Anyway, if we think theologically about Christmas, I imagine our thinking is typically something along these lines: Jesus is the Second Person of the Trinity; He took on the form of a slave for our salvation; He became a baby so that He could die for us as a Man.
Yet today at church, the sermon closed with some beautiful words of Madeleine L’Engle, pointing towards the pre-Incarnate reality of the Second Person of the Trinity, bringing home the force of what it means that God became man as Jesus. If we do that, we need to realise that something as well as salvation from sin, death, damnation, devil, is going on.
Why?
The eternal life of God is an extra-temporal reality. God is. God is reality. Or maybe not — maybe God is beyond reality. God has no being because being relies entirely on God. A robust doctrine of God should make the dramatic event of the Incarnation that much more potent.
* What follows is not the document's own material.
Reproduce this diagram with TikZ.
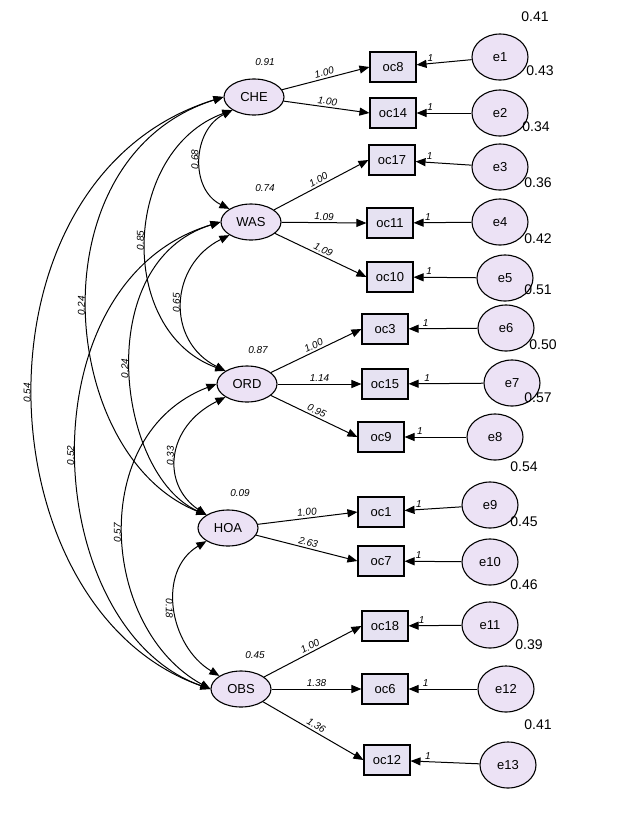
\documentclass[tikz,border=0pt]{standalone}
\usepackage{fontspec}
\setmainfont{Liberation Sans}
\usetikzlibrary{arrows.meta,shapes.geometric}
\begin{document}
\begin{tikzpicture}[x=1pt,y=-1pt,
 lat/.style={ellipse,draw,line width=1.1pt,fill=lav,minimum width=60,minimum height=36,inner sep=0,font=\fontsize{13}{13}\selectfont},
 err/.style={ellipse,draw,line width=1.1pt,fill=lav,minimum width=56,minimum height=46,inner sep=0,font=\fontsize{13}{13}\selectfont},
 obs/.style={rectangle,draw,line width=1.1pt,fill=box,minimum width=46,minimum height=30,inner sep=0,font=\fontsize{13}{13}\selectfont},
 arr/.style={-{Triangle[length=10,width=8]},line width=1pt},
 cov/.style={{Triangle[length=10,width=8]}-{Triangle[length=10,width=8]},line width=1pt},
 lbl/.style={font=\fontsize{10}{10}\selectfont\itshape,inner sep=2},
 var/.style={font=\fontsize{14}{14}\selectfont}]
\definecolor{lav}{HTML}{ECE2F5}
\definecolor{box}{HTML}{E6E2F2}
\useasboundingbox (0,0) rectangle (636,820);
% latent
\node[lat] (CHE) at (254,97) {CHE};
\node[lat] (WAS) at (251,222) {WAS};
\node[lat] (ORD) at (247,384) {ORD};
\node[lat] (HOA) at (228,528) {HOA};
\node[lat] (OBS) at (241,689) {OBS};
\node[lbl] at (265,62) {0.91};
\node[lbl] at (265,188) {0.74};
\node[lbl] at (258,350) {0.87};
\node[lbl] at (240,493) {0.09};
\node[lbl] at (255,655) {0.45};
% observed
\foreach \n/\x/\y in {oc8/393/67,oc14/393/113,oc17/392/160,oc11/390/223,oc10/390/277,oc3/385/329,oc15/385/384,oc9/381/437,oc1/381/512,oc7/381/561,oc18/385/626,oc6/385/689,oc12/387/760}
  \node[obs] (\n) at (\x,\y) {\n};
% errors
\foreach \n/\x/\y/\v/\vx/\vy in {e1/500/57/0.41/535/17,e2/500/113/0.43/540/71,e3/500/167/0.34/536/127,e4/500/222/0.36/538/183,e5/505/278/0.42/538/239,e6/506/328/0.51/538/290,e7/512/383/0.50/543/345,e8/495/437/0.57/538/398,e9/490/505/0.54/524/467,e10/490/562/0.45/524/522,e11/490/625/0.46/524/585,e12/506/689/0.39/529/645,e13/508/765/0.41/538/725}
  {\node[err] (\n) at (\x,\y) {\n};
   \node[var] at (\vx,\vy) {\v};}
\foreach \e/\o in {e1/oc8,e2/oc14,e3/oc17,e4/oc11,e5/oc10,e6/oc3,e7/oc15,e8/oc9,e9/oc1,e10/oc7,e11/oc18,e12/oc6,e13/oc12}
  \draw[arr] (\e) -- node[lbl,above,pos=0.75] {1} (\o);
% loadings
\draw[arr] (CHE) -- node[lbl,above,sloped] {1.00} (oc8.west);
\draw[arr] (CHE) -- node[lbl,above,sloped] {1.00} (oc14.west);
\draw[arr] (WAS) -- node[lbl,above,sloped] {1.00} (oc17.west);
\draw[arr] (WAS) -- node[lbl,above,sloped] {1.09} (oc11.west);
\draw[arr] (WAS) -- node[lbl,above,sloped] {1.09} (oc10.west);
\draw[arr] (ORD) -- node[lbl,above,sloped] {1.00} (oc3.west);
\draw[arr] (ORD) -- node[lbl,above,sloped] {1.14} (oc15.west);
\draw[arr] (ORD) -- node[lbl,above,sloped] {0.95} (oc9.west);
\draw[arr] (HOA) -- node[lbl,above,sloped] {1.00} (oc1.west);
\draw[arr] (HOA) -- node[lbl,above,sloped] {2.63} (oc7.west);
\draw[arr] (OBS) -- node[lbl,above,sloped] {1.00} (oc18.west);
\draw[arr] (OBS) -- node[lbl,above,sloped] {1.38} (oc6.west);
\draw[arr] (OBS) -- node[lbl,above,sloped] {1.36} (oc12.west);
% covariances
\draw[cov] (CHE.south west) .. controls +(-40,20) and +(-40,-20) .. node[lbl,rotate=90,anchor=south] {0.68} (WAS.north west);
\draw[cov] (CHE.south west) .. controls +(-110,40) and +(-110,-40) .. node[lbl,rotate=90,anchor=south] {0.85} (ORD.north west);
\draw[cov] (CHE.west) .. controls +(-190,60) and +(-150,-60) .. node[lbl,rotate=90,anchor=south] {0.24} (HOA.north west);
\draw[cov] (CHE.west) .. controls +(-260,80) and +(-230,-80) .. node[lbl,rotate=90,anchor=south] {0.54} (OBS.west);
\draw[cov] (WAS.south west) .. controls +(-60,30) and +(-60,-30) .. node[lbl,rotate=90,anchor=south] {0.65} (ORD.north west);
\draw[cov] (WAS.west) .. controls +(-130,40) and +(-90,-40) .. node[lbl,rotate=90,anchor=south] {0.24} (HOA.north west);
\draw[cov] (WAS.west) .. controls +(-200,60) and +(-170,-60) .. node[lbl,rotate=90,anchor=south] {0.52} (OBS.west);
\draw[cov] (ORD.south west) .. controls +(-60,30) and +(-45,-30) .. node[lbl,rotate=90,anchor=south] {0.33} (HOA.north west);
\draw[cov] (ORD.west) .. controls +(-130,50) and +(-110,-60) .. node[lbl,rotate=90,anchor=south] {0.57} (OBS.west);
\draw[cov] (HOA.south west) .. controls +(-50,30) and +(-50,-30) .. node[lbl,rotate=-90,anchor=north] {0.18} (OBS.north west);
\end{tikzpicture}
\end{document}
And a robust doctrine of God makes for a robust doctrine of creation — God made everything very good. As the Fathers, including St Augustine, were ever keen to note, all of creation is good by nature. It was created good, even if now it is fallen and tending towards entropy. Creation was made because God willed it. Creation was made to glorify God.
God entered into that creation. The timeless creator joined the creation in time.
Why?
Not simply to save us and make us what Adam was, but to make us what Adam was meant to be.
To make us god.
This is the emphasis of St Athanasius, On the Incarnation, as well as of Robert Grosseteste’s work (which is to say, it is not the sole preserve of the Eastern Church). It is a consideration of salvation history primarily as Creation – Incarnation – Paradise, whereas we tend to think in terms of Fall – Crucifixion – Redemption. Both are true, but the former we usually neglect.
We usually think of the biblical drama as an arc from Genesis 3 with the Fall to Revelation 21 with the lake of fire.
This Christmastide, let’s meditate on the restored creation, on that arc from Genesis 1 with creation to Revelation 22 with the crystal river and lamb upon the throne.